Careful What You Wish For
The problem is that in a year where it seems like every day has more bad news, a lot of people probably wish that things were different. Preaching that you should accept what you have might not be the most relatable message this year. That aside, Pedro Pascal’s Max Lord’s motivations would have been better suited by an earlier reveal. Of course, everyone always wants more, so you get the character. Before the reveal, though, Lord is nothing but a textbook villain. He bears some to a 1980’s Trump, and while many wish he could have learned a valuable lesson before getting to today, the message ends up tone-deaf in the film. If anything, I wish the film would have stopped saying wish before the wish revealed it was the problem.

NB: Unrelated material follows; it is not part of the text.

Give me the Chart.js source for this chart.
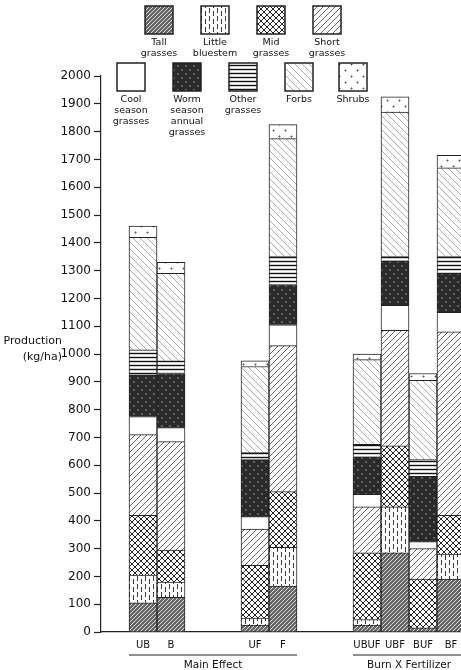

The other moral of this tale is to not desire for what others have. Kristen Wiig’s Barbara Minerva gets the brunt of this content. Starting as a mousey gemologist who wishes for what Diana Prince has, she becomes the ”apex predator,” the Cheeta. Ok, so not all superhero/villain origin stories are the best. It’s just the leaps that we make with this character come with little context. Yes, we can understand wanting what Diana has and the intoxication that results from getting it. She never gets the space to explore that drunkenness, though. We see her making some new friends and admirers, but we never see her realize the power of what she is becoming. Unlike Max Lord, we don’t need a back story to know why she’d want more from life. Time passage might also be a problem with this movie because it’s unclear how long she lives with her wish results. A few hours, a few days? In any case, it doesn’t seem long enough to be fully gripped sufficiently to become an animal at the end.
Mandatory Bathroom Breaks
Still, none of this is ‘the biggest problem’ with “WW84.” The film mostly suffers from its lack of brevity. Weighing in at a hefty 2 hours and 35 minutes, I was glad I had the comfort of my couch and could take breaks as needed. However, it’s difficult to understand how no one character ever really develops much with that length. Diana ends up a bit stronger, realizing she should treasure what she had with Steve in the past, but her growth effectively leaves her where she started. Neither ‘villain’ gets space to be suitably menacing. Instead, it feels like we get a lot of filler waiting for an anticlimatic finale.
The Smog Returns
After the breath of fresh air that was the original “Wonder Woman,” “WW84” feels like breathing the atmosphere of the decade it’s set in. If you let go of every expectation, you likely will be mildly entertained. That is a pretty big ask, though, especially when it’s so easy to have a back to back marathon. The movie doesn’t necessarily hurt the franchise, but the audience is left wishing that it hadn’t happened.